What you have to do - Return every line below as is, leaving out the pictures.
------
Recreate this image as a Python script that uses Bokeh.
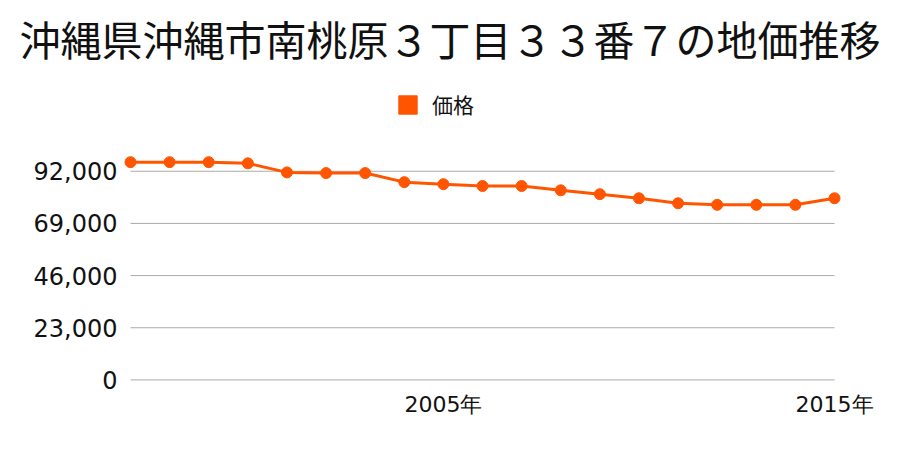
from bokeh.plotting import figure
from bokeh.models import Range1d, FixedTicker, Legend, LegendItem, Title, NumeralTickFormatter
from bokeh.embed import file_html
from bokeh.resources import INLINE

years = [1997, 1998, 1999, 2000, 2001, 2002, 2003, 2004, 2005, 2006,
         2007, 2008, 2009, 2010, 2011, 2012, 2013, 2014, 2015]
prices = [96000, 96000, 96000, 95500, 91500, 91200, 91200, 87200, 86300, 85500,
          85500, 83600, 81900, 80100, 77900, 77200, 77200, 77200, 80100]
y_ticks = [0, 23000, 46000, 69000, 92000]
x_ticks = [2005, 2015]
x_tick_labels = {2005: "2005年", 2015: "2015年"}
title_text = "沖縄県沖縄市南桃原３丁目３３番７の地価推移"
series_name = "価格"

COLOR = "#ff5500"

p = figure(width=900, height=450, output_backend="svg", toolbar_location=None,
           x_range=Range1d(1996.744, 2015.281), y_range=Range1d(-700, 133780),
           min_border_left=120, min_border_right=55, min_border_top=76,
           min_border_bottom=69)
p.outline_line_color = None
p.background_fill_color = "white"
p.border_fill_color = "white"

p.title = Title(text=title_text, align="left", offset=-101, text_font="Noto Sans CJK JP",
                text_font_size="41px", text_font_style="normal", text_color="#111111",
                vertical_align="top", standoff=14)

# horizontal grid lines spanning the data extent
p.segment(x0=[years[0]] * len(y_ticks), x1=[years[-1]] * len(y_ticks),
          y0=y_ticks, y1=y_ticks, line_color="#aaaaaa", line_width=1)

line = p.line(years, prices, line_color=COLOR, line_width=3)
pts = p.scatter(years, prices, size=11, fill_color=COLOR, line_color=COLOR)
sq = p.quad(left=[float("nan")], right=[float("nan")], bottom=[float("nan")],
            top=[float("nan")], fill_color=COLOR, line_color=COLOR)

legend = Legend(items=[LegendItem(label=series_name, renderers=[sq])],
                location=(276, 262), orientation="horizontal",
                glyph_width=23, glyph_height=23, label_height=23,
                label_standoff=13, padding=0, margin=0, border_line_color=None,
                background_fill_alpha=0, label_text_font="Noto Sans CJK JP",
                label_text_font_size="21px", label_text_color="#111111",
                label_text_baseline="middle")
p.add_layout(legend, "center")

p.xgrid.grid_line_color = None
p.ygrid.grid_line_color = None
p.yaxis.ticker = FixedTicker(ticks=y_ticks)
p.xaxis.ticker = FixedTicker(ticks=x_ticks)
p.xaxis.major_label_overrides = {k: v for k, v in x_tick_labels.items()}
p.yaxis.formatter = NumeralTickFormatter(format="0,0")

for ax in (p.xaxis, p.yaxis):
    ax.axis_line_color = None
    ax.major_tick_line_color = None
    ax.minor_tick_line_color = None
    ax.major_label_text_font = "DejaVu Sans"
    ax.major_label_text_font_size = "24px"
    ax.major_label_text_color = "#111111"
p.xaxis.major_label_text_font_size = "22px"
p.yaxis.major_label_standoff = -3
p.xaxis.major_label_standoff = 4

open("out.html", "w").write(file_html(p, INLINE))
------
The reply -
Recreate this image as a Python script that uses Bokeh.
from bokeh.plotting import figure
from bokeh.models import Range1d, FixedTicker, Legend, LegendItem, Title, NumeralTickFormatter
from bokeh.embed import file_html
from bokeh.resources import INLINE

years = [1997, 1998, 1999, 2000, 2001, 2002, 2003, 2004, 2005, 2006,
         2007, 2008, 2009, 2010, 2011, 2012, 2013, 2014, 2015]
prices = [96000, 96000, 96000, 95500, 91500, 91200, 91200, 87200, 86300, 85500,
          85500, 83600, 81900, 80100, 77900, 77200, 77200, 77200, 80100]
y_ticks = [0, 23000, 46000, 69000, 92000]
x_ticks = [2005, 2015]
x_tick_labels = {2005: "2005年", 2015: "2015年"}
title_text = "沖縄県沖縄市南桃原３丁目３３番７の地価推移"
series_name = "価格"

COLOR = "#ff5500"

p = figure(width=900, height=450, output_backend="svg", toolbar_location=None,
           x_range=Range1d(1996.744, 2015.281), y_range=Range1d(-700, 133780),
           min_border_left=120, min_border_right=55, min_border_top=76,
           min_border_bottom=69)
p.outline_line_color = None
p.background_fill_color = "white"
p.border_fill_color = "white"

p.title = Title(text=title_text, align="left", offset=-101, text_font="Noto Sans CJK JP",
                text_font_size="41px", text_font_style="normal", text_color="#111111",
                vertical_align="top", standoff=14)

# horizontal grid lines spanning the data extent
p.segment(x0=[years[0]] * len(y_ticks), x1=[years[-1]] * len(y_ticks),
          y0=y_ticks, y1=y_ticks, line_color="#aaaaaa", line_width=1)

line = p.line(years, prices, line_color=COLOR, line_width=3)
pts = p.scatter(years, prices, size=11, fill_color=COLOR, line_color=COLOR)
sq = p.quad(left=[float("nan")], right=[float("nan")], bottom=[float("nan")],
            top=[float("nan")], fill_color=COLOR, line_color=COLOR)

legend = Legend(items=[LegendItem(label=series_name, renderers=[sq])],
                location=(276, 262), orientation="horizontal",
                glyph_width=23, glyph_height=23, label_height=23,
                label_standoff=13, padding=0, margin=0, border_line_color=None,
                background_fill_alpha=0, label_text_font="Noto Sans CJK JP",
                label_text_font_size="21px", label_text_color="#111111",
                label_text_baseline="middle")
p.add_layout(legend, "center")

p.xgrid.grid_line_color = None
p.ygrid.grid_line_color = None
p.yaxis.ticker = FixedTicker(ticks=y_ticks)
p.xaxis.ticker = FixedTicker(ticks=x_ticks)
p.xaxis.major_label_overrides = {k: v for k, v in x_tick_labels.items()}
p.yaxis.formatter = NumeralTickFormatter(format="0,0")

for ax in (p.xaxis, p.yaxis):
    ax.axis_line_color = None
    ax.major_tick_line_color = None
    ax.minor_tick_line_color = None
    ax.major_label_text_font = "DejaVu Sans"
    ax.major_label_text_font_size = "24px"
    ax.major_label_text_color = "#111111"
p.xaxis.major_label_text_font_size = "22px"
p.yaxis.major_label_standoff = -3
p.xaxis.major_label_standoff = 4

open("out.html", "w").write(file_html(p, INLINE))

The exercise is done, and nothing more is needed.